- _Aim of the task_: Every line that contains the word "Generate" should be copied out.

- _Listed entries_:
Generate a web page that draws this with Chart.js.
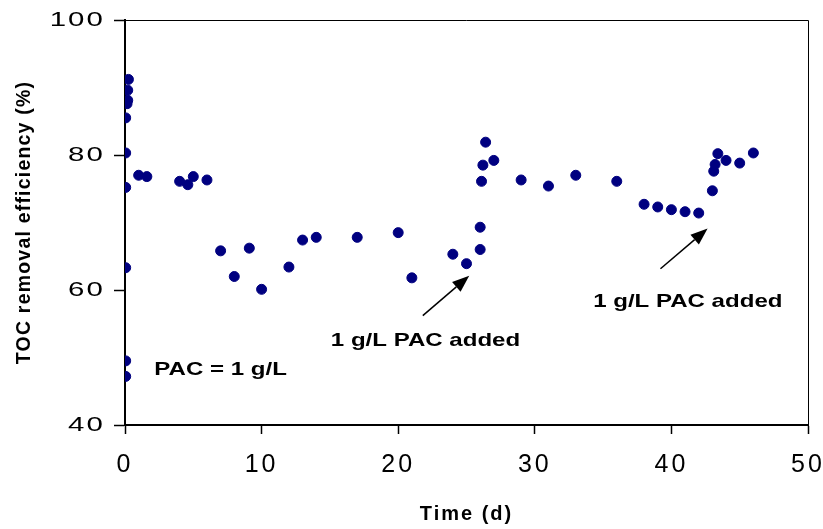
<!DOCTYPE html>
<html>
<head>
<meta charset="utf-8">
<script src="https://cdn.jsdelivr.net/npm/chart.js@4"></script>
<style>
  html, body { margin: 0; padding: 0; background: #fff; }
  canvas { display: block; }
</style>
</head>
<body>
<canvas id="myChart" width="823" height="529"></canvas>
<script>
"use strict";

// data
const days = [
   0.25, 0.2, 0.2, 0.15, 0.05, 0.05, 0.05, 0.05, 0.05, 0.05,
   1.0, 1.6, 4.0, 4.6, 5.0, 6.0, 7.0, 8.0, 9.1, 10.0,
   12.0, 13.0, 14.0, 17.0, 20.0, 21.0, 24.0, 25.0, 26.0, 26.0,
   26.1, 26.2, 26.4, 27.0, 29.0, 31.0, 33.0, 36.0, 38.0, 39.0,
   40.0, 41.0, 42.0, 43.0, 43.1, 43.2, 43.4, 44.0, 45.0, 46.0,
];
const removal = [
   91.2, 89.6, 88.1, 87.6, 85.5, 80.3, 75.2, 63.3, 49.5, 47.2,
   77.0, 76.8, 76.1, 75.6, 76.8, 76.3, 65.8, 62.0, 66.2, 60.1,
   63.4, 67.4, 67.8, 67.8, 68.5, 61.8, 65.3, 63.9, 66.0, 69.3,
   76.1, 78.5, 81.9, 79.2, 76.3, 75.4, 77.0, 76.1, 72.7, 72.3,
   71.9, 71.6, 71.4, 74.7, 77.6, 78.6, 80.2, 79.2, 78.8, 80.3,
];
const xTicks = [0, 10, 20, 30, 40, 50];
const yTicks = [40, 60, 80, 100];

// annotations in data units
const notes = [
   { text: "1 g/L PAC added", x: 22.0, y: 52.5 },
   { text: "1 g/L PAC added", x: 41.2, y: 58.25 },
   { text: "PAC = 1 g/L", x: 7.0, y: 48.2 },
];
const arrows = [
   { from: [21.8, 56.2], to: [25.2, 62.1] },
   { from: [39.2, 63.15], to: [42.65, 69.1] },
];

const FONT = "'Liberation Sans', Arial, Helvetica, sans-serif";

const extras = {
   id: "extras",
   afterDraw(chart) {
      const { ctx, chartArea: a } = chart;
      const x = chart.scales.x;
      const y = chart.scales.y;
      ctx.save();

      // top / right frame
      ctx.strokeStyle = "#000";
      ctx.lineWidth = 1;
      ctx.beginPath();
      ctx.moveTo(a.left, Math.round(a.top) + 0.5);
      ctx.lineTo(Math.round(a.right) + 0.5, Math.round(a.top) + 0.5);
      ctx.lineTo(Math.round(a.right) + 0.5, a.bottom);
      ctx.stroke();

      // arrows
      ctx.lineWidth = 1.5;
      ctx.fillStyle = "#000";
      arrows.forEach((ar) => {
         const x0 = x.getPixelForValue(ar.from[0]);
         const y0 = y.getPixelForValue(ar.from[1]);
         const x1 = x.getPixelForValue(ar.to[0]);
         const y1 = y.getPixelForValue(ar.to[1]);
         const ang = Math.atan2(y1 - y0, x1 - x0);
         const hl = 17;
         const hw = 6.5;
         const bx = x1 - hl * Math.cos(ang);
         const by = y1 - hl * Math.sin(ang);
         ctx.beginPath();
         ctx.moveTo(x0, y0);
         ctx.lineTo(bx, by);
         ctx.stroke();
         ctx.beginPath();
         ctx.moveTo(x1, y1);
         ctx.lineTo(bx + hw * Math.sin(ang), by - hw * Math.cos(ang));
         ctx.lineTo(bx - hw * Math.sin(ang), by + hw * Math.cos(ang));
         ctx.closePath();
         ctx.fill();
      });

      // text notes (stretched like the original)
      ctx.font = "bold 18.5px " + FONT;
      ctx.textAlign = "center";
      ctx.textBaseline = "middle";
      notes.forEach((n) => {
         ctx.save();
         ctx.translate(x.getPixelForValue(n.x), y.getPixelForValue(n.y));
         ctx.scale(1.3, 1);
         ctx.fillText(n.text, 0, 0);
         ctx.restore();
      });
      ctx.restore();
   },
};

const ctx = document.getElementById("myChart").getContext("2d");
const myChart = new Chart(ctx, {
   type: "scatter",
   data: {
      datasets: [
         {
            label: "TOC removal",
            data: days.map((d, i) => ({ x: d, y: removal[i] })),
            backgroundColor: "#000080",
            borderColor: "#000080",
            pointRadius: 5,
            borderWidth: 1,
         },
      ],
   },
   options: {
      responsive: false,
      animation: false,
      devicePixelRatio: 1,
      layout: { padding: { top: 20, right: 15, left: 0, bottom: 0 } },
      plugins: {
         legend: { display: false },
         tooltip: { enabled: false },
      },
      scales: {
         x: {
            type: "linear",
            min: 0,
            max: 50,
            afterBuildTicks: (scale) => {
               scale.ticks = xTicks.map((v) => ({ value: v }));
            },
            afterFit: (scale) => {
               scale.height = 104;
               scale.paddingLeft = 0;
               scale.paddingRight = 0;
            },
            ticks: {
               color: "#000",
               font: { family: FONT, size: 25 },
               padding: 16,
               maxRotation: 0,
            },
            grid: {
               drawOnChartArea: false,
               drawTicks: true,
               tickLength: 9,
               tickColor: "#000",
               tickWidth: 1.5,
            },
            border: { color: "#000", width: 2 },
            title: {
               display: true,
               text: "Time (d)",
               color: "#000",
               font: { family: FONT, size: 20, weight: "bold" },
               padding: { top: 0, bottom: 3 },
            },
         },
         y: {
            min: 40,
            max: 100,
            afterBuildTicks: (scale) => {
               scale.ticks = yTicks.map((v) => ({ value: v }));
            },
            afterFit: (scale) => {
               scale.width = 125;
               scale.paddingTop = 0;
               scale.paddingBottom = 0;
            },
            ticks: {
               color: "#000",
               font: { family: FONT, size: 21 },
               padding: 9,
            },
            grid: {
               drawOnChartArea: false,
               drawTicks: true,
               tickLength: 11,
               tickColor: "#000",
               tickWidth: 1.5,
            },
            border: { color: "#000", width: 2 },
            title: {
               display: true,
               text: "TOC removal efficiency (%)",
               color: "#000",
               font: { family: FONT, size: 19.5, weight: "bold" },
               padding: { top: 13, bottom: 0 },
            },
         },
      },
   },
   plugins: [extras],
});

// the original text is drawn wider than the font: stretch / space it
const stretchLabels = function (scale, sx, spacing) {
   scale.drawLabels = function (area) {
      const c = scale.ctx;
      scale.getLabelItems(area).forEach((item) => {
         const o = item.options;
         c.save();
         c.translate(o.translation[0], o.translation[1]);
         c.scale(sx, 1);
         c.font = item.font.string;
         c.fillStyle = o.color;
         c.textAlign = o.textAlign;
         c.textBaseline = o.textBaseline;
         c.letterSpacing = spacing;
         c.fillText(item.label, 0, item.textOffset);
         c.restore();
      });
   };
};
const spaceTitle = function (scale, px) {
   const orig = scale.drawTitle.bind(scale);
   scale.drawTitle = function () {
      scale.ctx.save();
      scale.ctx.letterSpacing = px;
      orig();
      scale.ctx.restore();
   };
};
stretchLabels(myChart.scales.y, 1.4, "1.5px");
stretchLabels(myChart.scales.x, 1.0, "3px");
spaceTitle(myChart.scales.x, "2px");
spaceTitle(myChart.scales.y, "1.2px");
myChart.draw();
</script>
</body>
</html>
* * *
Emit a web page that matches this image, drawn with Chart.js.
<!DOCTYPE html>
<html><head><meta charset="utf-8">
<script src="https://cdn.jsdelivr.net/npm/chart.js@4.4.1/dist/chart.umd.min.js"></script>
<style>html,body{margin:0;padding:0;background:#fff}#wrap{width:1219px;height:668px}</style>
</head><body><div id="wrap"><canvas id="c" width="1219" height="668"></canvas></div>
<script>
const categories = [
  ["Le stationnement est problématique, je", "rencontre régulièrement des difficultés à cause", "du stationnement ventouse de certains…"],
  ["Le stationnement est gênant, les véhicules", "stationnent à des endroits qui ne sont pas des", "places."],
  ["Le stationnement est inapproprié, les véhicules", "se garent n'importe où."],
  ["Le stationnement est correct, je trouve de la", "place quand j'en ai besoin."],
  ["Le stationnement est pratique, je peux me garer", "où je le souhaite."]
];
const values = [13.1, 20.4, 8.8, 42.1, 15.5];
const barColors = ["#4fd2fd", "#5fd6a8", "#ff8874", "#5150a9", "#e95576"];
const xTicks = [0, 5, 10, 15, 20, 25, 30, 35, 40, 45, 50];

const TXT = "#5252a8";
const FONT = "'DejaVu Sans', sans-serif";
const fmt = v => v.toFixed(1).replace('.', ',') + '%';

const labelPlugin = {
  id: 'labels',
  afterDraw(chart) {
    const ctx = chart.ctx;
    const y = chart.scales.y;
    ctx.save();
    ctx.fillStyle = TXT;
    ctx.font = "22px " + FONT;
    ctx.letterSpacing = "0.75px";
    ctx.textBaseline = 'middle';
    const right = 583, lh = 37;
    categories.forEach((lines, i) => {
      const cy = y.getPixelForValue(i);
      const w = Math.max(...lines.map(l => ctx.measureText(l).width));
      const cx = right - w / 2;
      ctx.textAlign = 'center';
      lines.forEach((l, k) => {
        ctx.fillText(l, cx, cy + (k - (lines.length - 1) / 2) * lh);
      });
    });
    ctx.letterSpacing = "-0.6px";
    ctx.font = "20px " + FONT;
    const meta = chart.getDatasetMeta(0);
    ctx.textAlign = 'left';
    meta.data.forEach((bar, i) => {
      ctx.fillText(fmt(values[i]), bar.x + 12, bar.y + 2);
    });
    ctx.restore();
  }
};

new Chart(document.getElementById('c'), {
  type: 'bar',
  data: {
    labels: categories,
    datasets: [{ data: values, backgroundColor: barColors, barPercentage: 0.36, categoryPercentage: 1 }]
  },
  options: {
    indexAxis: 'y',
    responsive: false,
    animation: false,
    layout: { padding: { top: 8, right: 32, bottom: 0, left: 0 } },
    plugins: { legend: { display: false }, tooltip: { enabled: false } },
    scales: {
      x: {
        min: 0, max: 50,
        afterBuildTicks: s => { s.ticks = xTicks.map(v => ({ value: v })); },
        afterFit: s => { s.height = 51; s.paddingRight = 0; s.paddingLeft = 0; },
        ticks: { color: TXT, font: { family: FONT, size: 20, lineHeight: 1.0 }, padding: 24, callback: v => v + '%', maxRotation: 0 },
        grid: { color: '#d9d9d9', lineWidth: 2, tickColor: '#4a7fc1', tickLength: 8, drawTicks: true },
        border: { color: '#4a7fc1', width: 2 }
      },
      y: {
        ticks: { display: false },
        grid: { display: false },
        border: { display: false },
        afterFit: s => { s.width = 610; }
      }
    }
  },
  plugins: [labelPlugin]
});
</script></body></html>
--
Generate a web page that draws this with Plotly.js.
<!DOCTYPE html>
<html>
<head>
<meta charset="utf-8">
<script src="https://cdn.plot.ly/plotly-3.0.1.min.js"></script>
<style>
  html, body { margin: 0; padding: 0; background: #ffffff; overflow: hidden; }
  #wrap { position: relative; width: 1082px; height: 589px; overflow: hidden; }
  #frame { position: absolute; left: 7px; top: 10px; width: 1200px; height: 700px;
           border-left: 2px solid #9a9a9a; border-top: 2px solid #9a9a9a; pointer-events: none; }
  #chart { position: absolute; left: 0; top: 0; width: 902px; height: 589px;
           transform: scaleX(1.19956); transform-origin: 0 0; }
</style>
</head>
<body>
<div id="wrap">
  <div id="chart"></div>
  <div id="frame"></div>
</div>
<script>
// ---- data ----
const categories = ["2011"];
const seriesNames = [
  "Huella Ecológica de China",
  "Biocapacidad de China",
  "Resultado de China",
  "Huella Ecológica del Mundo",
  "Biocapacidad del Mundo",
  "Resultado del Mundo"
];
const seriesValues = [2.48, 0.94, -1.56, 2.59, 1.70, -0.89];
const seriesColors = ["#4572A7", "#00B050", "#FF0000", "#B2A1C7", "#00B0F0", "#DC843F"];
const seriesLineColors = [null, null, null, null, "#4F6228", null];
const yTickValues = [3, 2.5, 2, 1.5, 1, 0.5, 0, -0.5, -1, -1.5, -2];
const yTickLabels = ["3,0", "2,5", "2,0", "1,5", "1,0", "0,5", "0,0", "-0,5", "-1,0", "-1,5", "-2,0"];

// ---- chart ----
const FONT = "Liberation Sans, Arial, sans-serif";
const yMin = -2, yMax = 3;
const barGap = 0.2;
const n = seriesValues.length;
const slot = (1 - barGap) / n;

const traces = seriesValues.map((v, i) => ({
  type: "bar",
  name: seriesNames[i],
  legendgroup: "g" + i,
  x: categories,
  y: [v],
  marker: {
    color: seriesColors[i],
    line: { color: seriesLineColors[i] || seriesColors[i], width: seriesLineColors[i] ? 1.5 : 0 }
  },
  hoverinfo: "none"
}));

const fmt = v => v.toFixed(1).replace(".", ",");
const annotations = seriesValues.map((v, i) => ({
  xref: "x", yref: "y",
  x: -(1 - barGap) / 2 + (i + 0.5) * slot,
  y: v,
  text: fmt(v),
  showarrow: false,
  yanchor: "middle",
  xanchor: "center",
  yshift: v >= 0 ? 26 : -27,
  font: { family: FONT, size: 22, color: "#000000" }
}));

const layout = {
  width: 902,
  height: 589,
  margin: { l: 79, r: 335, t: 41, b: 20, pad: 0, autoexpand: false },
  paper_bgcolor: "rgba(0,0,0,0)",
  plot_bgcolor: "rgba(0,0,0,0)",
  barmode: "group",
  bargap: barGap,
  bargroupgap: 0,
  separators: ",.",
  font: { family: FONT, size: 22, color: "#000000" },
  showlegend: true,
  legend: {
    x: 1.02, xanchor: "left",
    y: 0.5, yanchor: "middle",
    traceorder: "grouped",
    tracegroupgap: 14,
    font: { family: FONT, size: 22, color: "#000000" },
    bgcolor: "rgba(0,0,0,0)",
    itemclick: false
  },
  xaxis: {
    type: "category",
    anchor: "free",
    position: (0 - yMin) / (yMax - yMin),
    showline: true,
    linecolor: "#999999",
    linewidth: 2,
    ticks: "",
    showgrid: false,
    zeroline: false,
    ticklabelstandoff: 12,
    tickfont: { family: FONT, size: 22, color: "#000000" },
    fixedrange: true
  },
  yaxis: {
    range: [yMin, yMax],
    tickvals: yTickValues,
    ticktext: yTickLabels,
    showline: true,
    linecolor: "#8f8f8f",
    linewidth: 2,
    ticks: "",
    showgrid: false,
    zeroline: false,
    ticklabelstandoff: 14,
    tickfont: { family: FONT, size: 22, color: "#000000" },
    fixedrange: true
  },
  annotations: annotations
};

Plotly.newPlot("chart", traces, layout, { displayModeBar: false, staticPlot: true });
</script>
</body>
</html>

- _Task answer_:
Generate a web page that draws this with Chart.js.
Generate a web page that draws this with Plotly.js.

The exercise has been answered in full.